Law firm of the year: Davis Polk
For Christopher Schell, a partner in law firm Davis Polk’s derivatives and structured products team, his firm’s success in this year’s Structured Products Americas Awards is down to one thing: the company’s deep bench.
“We have some of the best derivatives and structured products lawyers on the Street, some of the best bank regulatory lawyers and some of the best tax and investment management lawyers,” says Schell, who is based in New York. “This area touches on many areas of legal practice and bank activity so that clients really value the range and quality of our people.”
Such a range is vital. Recently regulatory developments mean that banks’ structured products issuance has, in many cases, required a fundamental rethink of their corporate structures. The reason is the introduction by the Financial Stability Board of its total loss-absorbing capacity (TLAC) framework – and the finalisation by the Federal Reserve of its implementing rule in December for US banking organisations.
The framework, designed to ensure that systemically important financial institutions hold sufficient buffers of capital to weather another financial crisis, restricts the ability of large banks to issue structured notes from the bank holding company. The response, for many, has been to establish subsidiary issuers.
But that ostensibly straightforward solution has created myriad complexities, says Schell. “The first question was whether such structures worked to comply with the rule, which required in-depth analysis, as well as discussions with the regulators.”
Creating subsidiary issuers also complicated regulatory requirements for major institutions when drawing up their ‘living wills’, which specify how they would be resolved in an orderly manner at a time of significant financial stress. Ensuring that responses to TLAC led to corporate structures that remained compatible with these living wills required “careful thought” and “serious coordination between the firm and the bank’s various internal teams”, he adds.
The firm has also been working closely with clients on issues relating to the construction of structured products, especially around the proprietary indexes to which a growing number are linked. Scrutiny around governance and potential conflicts of interest has increased since the Securities and Exchange Commission reached a settlement with UBS in October 2015 over a lack of transparency and consistency in calculating an index used to price structured notes.
“Issuers really need to understand how the plumbing works behind the scenes; how these assets are chosen and how they are valued. It’s not sufficient for a front-office structurer to come up with a good idea and then leave the pricing valuation to another area that’s not well understood,” says Schell.
That work extends beyond issuers: a growing number of fintech firms are developing indexes designed to monetise the data they are collecting, which they license to structured note issuers. As an example, he cites a firm that has developed algorithms that seek to predict stock movements in reaction to a specific event – such as a jump in employment numbers, or a natural catastrophe – and is considering structured notes as a way to provide more widespread access to these trading strategies.
Issuers really need to understand how the plumbing works behind the scenes; how these assets are chosen and how they are valued
Christopher Schell, Davis Polk
“We’ve seen a big uptick in fintech clients who are interested in our help in putting together these types of indexes.
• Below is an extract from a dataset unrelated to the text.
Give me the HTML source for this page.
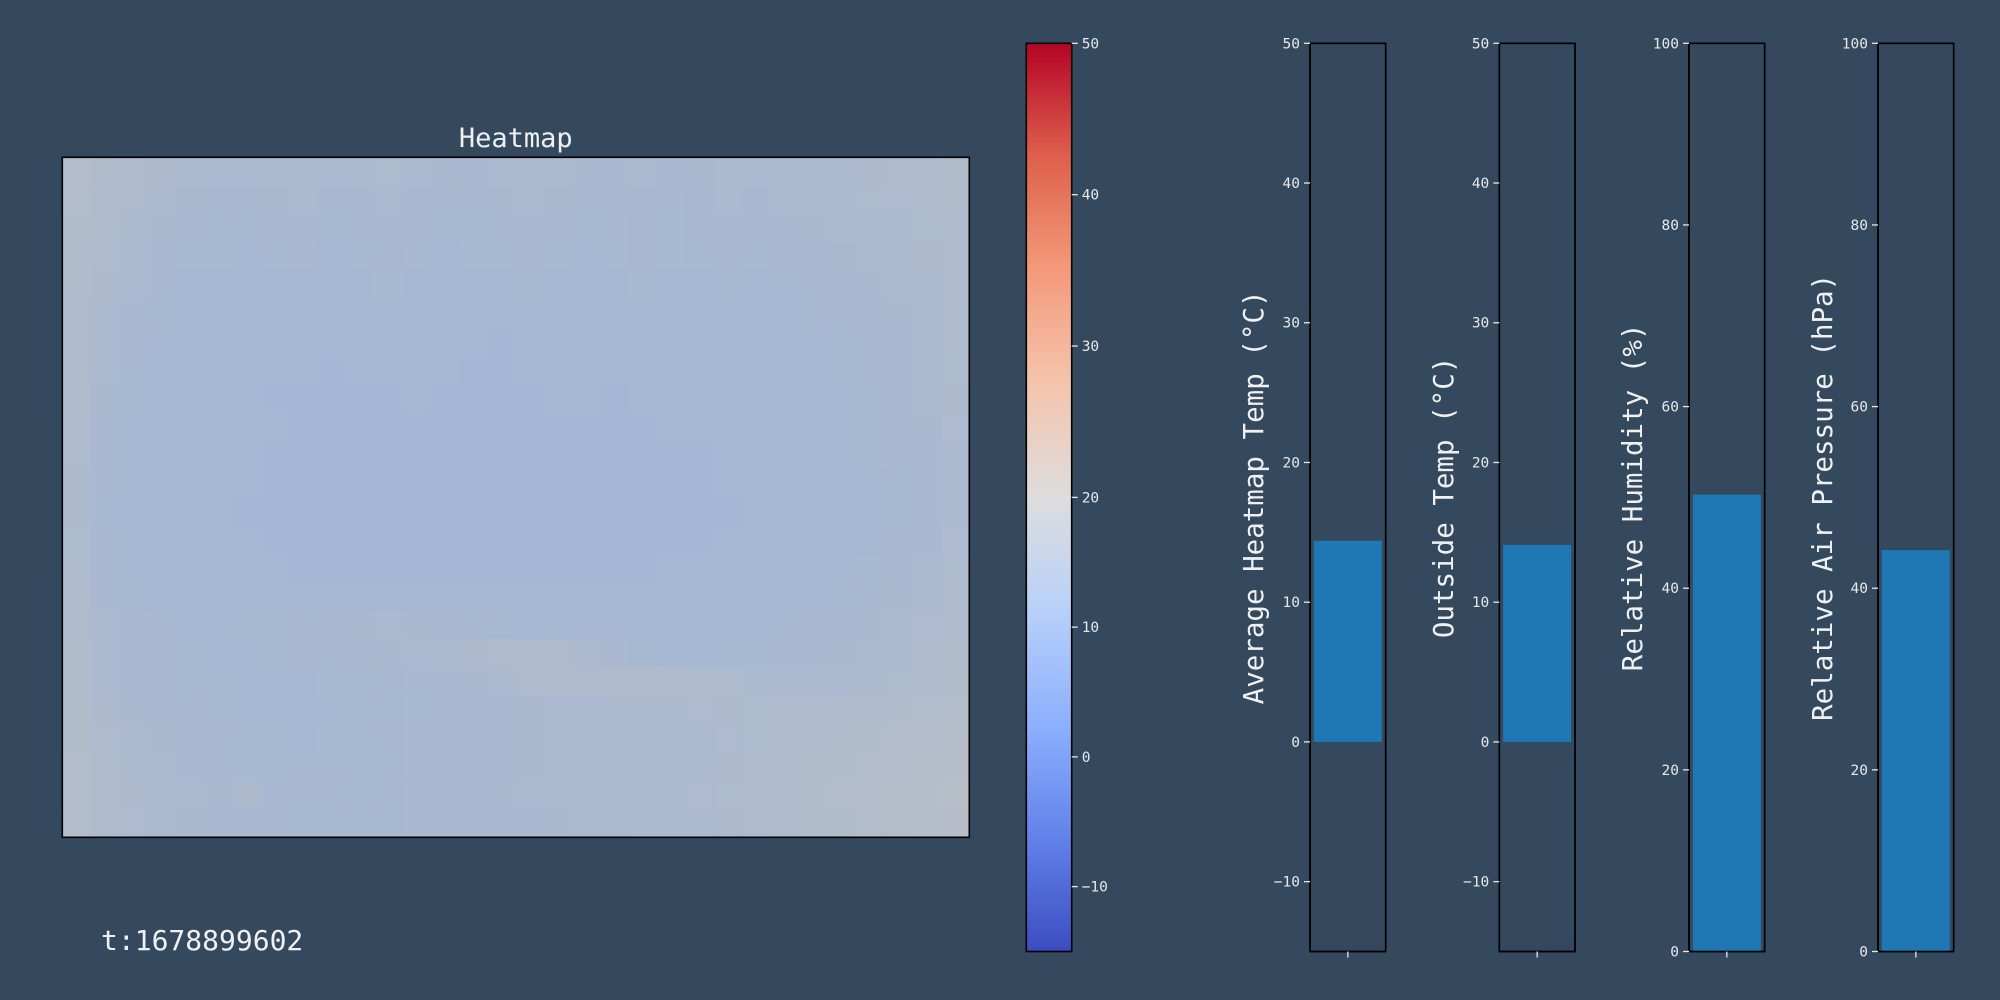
<!DOCTYPE html>
<html><head><meta charset="utf-8">
<style>
html,body{margin:0;padding:0;background:#34495e;}
svg{display:block;font-family:"DejaVu Sans Mono","Liberation Mono",monospace;}
</style></head>
<body>
<svg id="chart" width="2000" height="1000" viewBox="0 0 2000 1000" xmlns="http://www.w3.org/2000/svg">
<rect x="0" y="0" width="2000" height="1000" fill="#34495e"/>
<defs>
<linearGradient id="cwgrad" x1="0" y1="1" x2="0" y2="0"></linearGradient>
</defs>
<g id="heat"></g>
<rect x="62.3" y="157.3" width="907" height="680" fill="none" stroke="#000" stroke-width="1.6"/>
<text x="515.8" y="147" font-size="27" fill="#f0f0f0" text-anchor="middle">Heatmap</text>
<text x="101" y="950" font-size="28" fill="#f0f0f0">t:1678899602</text>
<g id="cbar"></g>
<g id="bars"></g>
</svg>
<script>
const heatRows = [
[17.5,16.8,16.4,15.8,15.4,15.2,15.3,15.6,15.4,15.2,15.5,15.9,15.3,15.0,14.8,15.1,15.3,15.4,15.0,14.9,15.2,14.8,15.0,15.3,15.1,15.4,15.6,15.5,15.8,16.2,16.0,17.0],
[17.2,16.5,16.0,15.6,15.0,14.6,14.7,15.0,15.2,14.6,14.8,15.3,14.9,14.6,14.7,15.0,15.2,15.0,14.5,14.8,14.9,14.6,14.9,15.1,14.8,15.2,15.3,15.6,15.9,15.7,16.1,16.8],
[17.0,16.2,15.6,15.0,14.6,14.4,14.2,14.9,14.5,14.4,14.6,14.8,14.5,14.3,14.4,14.6,14.8,14.6,14.2,14.5,14.6,14.4,14.5,14.7,14.9,14.6,15.0,15.2,15.4,15.6,15.9,16.5],
[16.8,16.0,15.4,14.8,14.3,14.2,14.0,14.3,14.5,14.1,14.3,14.5,14.2,14.0,14.3,14.4,14.5,14.3,14.0,14.4,14.5,14.2,14.3,14.6,14.4,14.5,14.8,15.0,15.3,15.5,15.8,16.4],
[16.7,15.8,15.2,14.5,14.1,14.0,13.9,14.0,14.1,13.9,14.0,14.2,13.9,13.9,14.0,14.1,14.2,14.0,13.9,14.0,14.2,13.9,14.0,14.3,14.1,14.2,14.5,14.8,15.0,15.3,15.6,16.3],
[16.5,15.6,14.8,14.2,13.9,13.8,13.8,13.9,13.8,13.7,13.7,13.6,13.6,13.7,13.6,13.5,13.5,13.6,13.7,13.5,13.7,13.8,13.8,13.9,14.0,14.1,14.3,14.5,14.8,15.0,15.4,16.1],
[16.4,15.4,14.5,14.0,13.8,13.7,13.8,13.7,13.6,13.5,13.5,13.5,13.6,13.6,13.4,13.3,13.5,13.5,13.6,13.5,13.6,13.7,13.7,13.8,13.9,14.0,14.1,14.4,14.6,14.9,15.3,16.0],
[16.3,15.2,14.3,13.9,13.8,13.7,13.6,13.5,13.4,13.3,13.4,13.4,13.5,13.5,13.3,13.3,13.4,13.5,13.5,13.4,13.5,13.6,13.5,13.7,13.8,13.9,14.0,14.2,14.5,14.8,15.2,15.9],
[16.2,15.0,14.2,13.9,13.7,13.6,13.5,13.3,13.3,13.3,13.3,13.3,13.4,13.3,13.2,13.2,13.3,13.4,13.5,13.3,13.4,13.5,13.5,13.6,13.7,13.8,13.9,14.1,14.4,14.7,15.1,15.8],
[16.0,14.8,14.0,13.8,13.7,13.6,13.5,13.4,13.3,13.2,13.3,13.2,13.3,13.2,13.2,13.2,13.3,13.3,13.3,13.3,13.3,13.4,13.4,13.5,13.7,13.8,13.9,14.0,14.3,14.6,15.0,15.7],
[16.0,14.6,13.9,13.8,13.7,13.5,13.4,13.3,13.2,13.2,13.2,13.2,13.2,13.2,13.1,13.1,13.2,13.3,13.3,13.2,13.3,13.3,13.3,13.5,13.6,13.7,13.8,13.9,14.2,14.5,14.9,15.6],
[15.8,14.5,13.9,13.7,13.6,13.5,13.4,13.3,13.2,13.1,13.2,13.1,13.2,13.1,13.1,13.1,13.2,13.2,13.2,13.2,13.2,13.3,13.3,13.4,13.6,13.7,13.8,13.9,14.1,14.4,14.8,15.6],
[15.8,14.4,13.8,13.7,13.6,13.5,13.3,13.2,13.2,13.1,13.1,13.1,13.1,13.1,13.1,13.1,13.1,13.2,13.2,13.1,13.2,13.2,13.2,13.3,13.5,13.6,13.7,13.8,14.0,14.4,14.8,15.6],
[15.9,14.5,13.9,13.8,13.6,13.5,13.4,13.3,13.2,13.2,13.2,13.1,13.2,13.2,13.1,13.1,13.2,13.2,13.2,13.2,13.2,13.3,13.3,13.4,13.6,13.7,13.8,13.9,14.1,14.5,14.9,15.7],
[16.0,14.7,14.0,13.9,13.7,13.6,13.5,13.4,13.3,13.3,13.3,13.2,13.3,13.3,13.2,13.2,13.3,13.3,13.3,13.3,13.3,13.4,13.4,13.5,13.7,13.8,13.9,14.0,14.3,14.7,15.1,15.9],
[16.2,14.9,14.2,14.0,13.9,13.8,13.7,13.6,13.5,13.5,13.5,13.4,13.5,13.5,13.4,13.4,13.5,13.5,13.5,13.5,13.5,13.6,13.6,13.7,13.8,13.9,14.1,14.3,14.6,15.0,15.4,16.2],
[16.4,15.2,14.5,14.3,14.1,14.0,14.2,14.3,14.6,14.8,15.0,15.1,15.0,14.8,14.5,14.3,14.0,13.9,13.8,13.8,13.8,13.8,13.9,13.9,14.1,14.3,14.5,14.7,15.0,15.3,15.7,16.5],
[16.6,15.4,14.7,14.5,14.2,13.9,14.0,14.2,14.5,14.7,14.9,15.0,15.2,15.4,15.8,16.0,16.1,16.0,15.5,14.8,14.2,14.0,14.0,14.2,14.4,14.6,14.8,15.0,15.3,15.6,16.0,16.8],
[16.8,15.6,14.9,14.6,14.4,14.2,13.9,13.8,14.0,14.2,14.4,14.5,14.6,14.8,15.0,15.4,16.0,16.3,16.4,16.5,16.5,16.3,16.2,16.0,15.6,15.4,15.2,15.3,15.6,15.9,16.3,17.0],
[17.0,15.8,15.0,14.8,14.5,14.3,14.1,13.9,13.8,14.0,14.2,14.3,14.4,14.6,14.8,14.9,15.0,15.1,15.3,15.4,15.5,15.6,15.7,15.8,15.9,16.0,16.1,16.2,16.4,16.6,16.9,17.4],
[17.1,16.0,15.2,15.0,14.7,14.5,14.3,14.2,14.1,14.3,14.4,14.5,14.6,14.7,14.8,14.9,15.0,15.1,15.2,15.3,15.4,15.5,15.6,15.7,15.9,16.1,16.4,16.7,17.0,17.2,17.5,17.8],
[17.2,16.2,15.4,15.1,14.8,14.6,14.4,14.3,14.2,14.3,14.2,14.4,14.6,14.7,14.8,14.9,15.0,15.1,15.2,15.3,15.4,15.5,15.6,15.8,16.0,16.3,16.6,17.0,17.3,17.5,17.8,18.2],
[17.4,16.5,15.8,15.4,15.2,15.0,15.8,14.8,14.6,14.5,14.4,14.5,14.7,14.8,14.9,15.0,15.1,15.2,15.3,15.4,15.5,15.6,15.7,15.9,16.1,16.4,16.8,17.2,17.5,17.8,18.1,18.5],
[17.3,16.4,15.7,15.3,15.0,14.8,14.6,14.5,14.4,14.3,14.2,14.3,14.5,14.6,14.7,14.8,14.9,15.0,15.1,15.2,15.4,15.5,15.6,15.8,16.0,16.3,16.7,17.1,17.4,17.7,18.0,18.4]
];
const cbarTicks = [50,40,30,20,10,0,-10];
const panelLabels = ["Average Heatmap Temp (°C)","Outside Temp (°C)","Relative Humidity (%)","Relative Air Pressure (hPa)"];
const panelValues = [14.4, 14.1, 50.3, 44.2];
const panelMins = [-15, -15, 0, 0];
const panelMaxs = [50, 50, 100, 100];
const panelTicks = [[-10,0,10,20,30,40,50],[-10,0,10,20,30,40,50],[0,20,40,60,80,100],[0,20,40,60,80,100]];

const NS="http://www.w3.org/2000/svg";
function mk(tag, parent, attrs){const e=document.createElementNS(NS,tag);for(const k in attrs)e.setAttribute(k,attrs[k]);parent.appendChild(e);return e;}
const cw=[[0,59,76,192],[0.125,98,130,234],[0.25,141,176,254],[0.375,184,208,249],[0.5,221,221,221],[0.625,245,196,173],[0.75,244,154,123],[0.875,222,96,77],[1,180,4,38]];
function coolwarm(t){t=Math.max(0,Math.min(1,t));for(let i=1;i<cw.length;i++){if(t<=cw[i][0]){const a=cw[i-1],b=cw[i];const f=(t-a[0])/(b[0]-a[0]);return [0,1,2].map(j=>a[j+1]+(b[j+1]-a[j+1])*f);}}return cw[cw.length-1].slice(1);}
const VMIN=-15,VC=20,VMAX=50;
function norm(v){return v<VC?0.5*(v-VMIN)/(VC-VMIN):0.5+0.5*(v-VC)/(VMAX-VC);}
const bg=[52,73,94], ALPHA=0.8;
function rgb(c){return "rgb("+c.map(x=>Math.round(x)).join(",")+")";}

const HX=62.3,HY=157.3,HW=907,HH=680;
const heat=document.getElementById('heat');
const nr=heatRows.length,nc=heatRows[0].length;
const cwid=HW/nc,chei=HH/nr;
heatRows.forEach((row,r)=>row.forEach((v,c)=>{
  const col=coolwarm(norm(v)).map((x,j)=>x*ALPHA+bg[j]*(1-ALPHA));
  const el=mk('rect',heat,{x:(HX+c*cwid).toFixed(2),y:(HY+r*chei).toFixed(2),width:(cwid+0.6).toFixed(2),height:(chei+0.6).toFixed(2),fill:rgb(col)});
  
  
}));

const CX=1026.3,CW=45.4,CT=43.3,CB=951.5;
function cy(v){return CB-(CB-CT)*norm(v);}
const cbar=document.getElementById('cbar');
const grad=document.getElementById('cwgrad');
for(let i=0;i<=40;i++){const t=i/40;mk('stop',grad,{offset:t,'stop-color':rgb(coolwarm(t))});}
const cb=mk('rect',cbar,{x:CX,y:CT,width:CW,height:CB-CT,fill:'url(#cwgrad)',stroke:'#000','stroke-width':1.6});


cbarTicks.forEach(v=>{
  const y=cy(v);
  const t=mk('line',cbar,{x1:CX+CW,x2:CX+CW+6,y1:y,y2:y,stroke:'#e8e8e8','stroke-width':1.3});
  
  
  const l=mk('text',cbar,{x:CX+CW+10,y:y+5,'font-size':14.5,fill:'#e8e8e8'});
  l.textContent=(v<0?'\u2212':'')+Math.abs(v);
  
  
});

const PL=[1310,1499.3,1689,1878], PW=75.7, PT=43.3, PB=951.5;
const labelX=[1254,1444,1633,1823];
const bars=document.getElementById('bars');
panelValues.forEach((val,i)=>{
  const mn=panelMins[i],mx=panelMaxs[i];
  const y=v=>PB-(PB-PT)*(v-mn)/(mx-mn);
  const g=mk('g',bars,{});
  
  
  const fr=mk('rect',g,{x:PL[i],y:PT,width:PW,height:PB-PT,fill:'#34495e',stroke:'#000','stroke-width':1.6});
  
  
  const y0=y(Math.max(0,mn)),yv=y(val);
  const b=mk('rect',g,{x:PL[i]+3.8,y:Math.min(y0,yv),width:PW-7.6,height:Math.abs(y0-yv),fill:'#1f77b4'});
  
  
  mk('rect',g,{x:PL[i],y:PT,width:PW,height:PB-PT,fill:'none',stroke:'#000','stroke-width':1.6});
  panelTicks[i].forEach(v=>{
    const ty=y(v);
    const t=mk('line',g,{x1:PL[i]-6,x2:PL[i],y1:ty,y2:ty,stroke:'#e8e8e8','stroke-width':1.3});
    
    
    const l=mk('text',g,{x:PL[i]-10,y:ty+5,'font-size':14.5,fill:'#e8e8e8','text-anchor':'end'});
    l.textContent=(v<0?'\u2212':'')+Math.abs(v);
    
    
  });
  const xt=mk('line',g,{x1:PL[i]+PW/2,x2:PL[i]+PW/2,y1:PB,y2:PB+6,stroke:'#e8e8e8','stroke-width':1.3});
  
  
  const cyy=(PT+PB)/2;
  const lab=mk('text',g,{x:labelX[i],y:cyy,'font-size':27.5,fill:'#f0f0f0','text-anchor':'middle','dominant-baseline':'central',transform:'rotate(-90 '+labelX[i]+' '+cyy+')'});
  lab.textContent=panelLabels[i];
  
  
});
</script>
</body></html>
They are often shocked at how many issues and minefields there are [around the development and administration of indexes], many of which are becoming familiar to our larger clients,” says Schell.
Technology is driving another trend in the structured products marketplace: the adoption by issuers of open architecture distribution platforms that allow them to issue white-labeled structured products through other banks and distributors. Here, too, innovation can bring legal headaches, he says.
Issuers need to do the fundamental ‘know-your-distributor’ work, notes Schell. “Are they selling the product to suitable investors? It continues to be an issue.” But, more recently, concerns have also emerged around the online education and training some of these platforms offer, which need to pass regulatory muster, as well as features that use online tools to match investors with products. “These can raise not just suitability but also [Investment] Advisers Act issues in the United States” if they are deemed to be offering investment advice, he says.
Certainly, Davis Polk has won plaudits in the market for its work beyond the bread-and-butter business of advising on new issues and providing tax advice. Its lawyers “have been at the center of many of the latest market developments in the past year,” says one dealer, and “they have shown a level of consistency that is very hard to match.” They have been “very involved in topics that related to product development,” agrees another.
But this year’s focus may shift from product development to regulation, says Schell, as the new Washington administration pursues its Wall Street reform agenda. “We certainly expect changes to the Volcker rule,” which restricts proprietary trading by banks, he says. “That had a large impact on [the structuring of] certain esoteric structured notes to institutional investors. Reform could have a similar impact in the opposite direction.”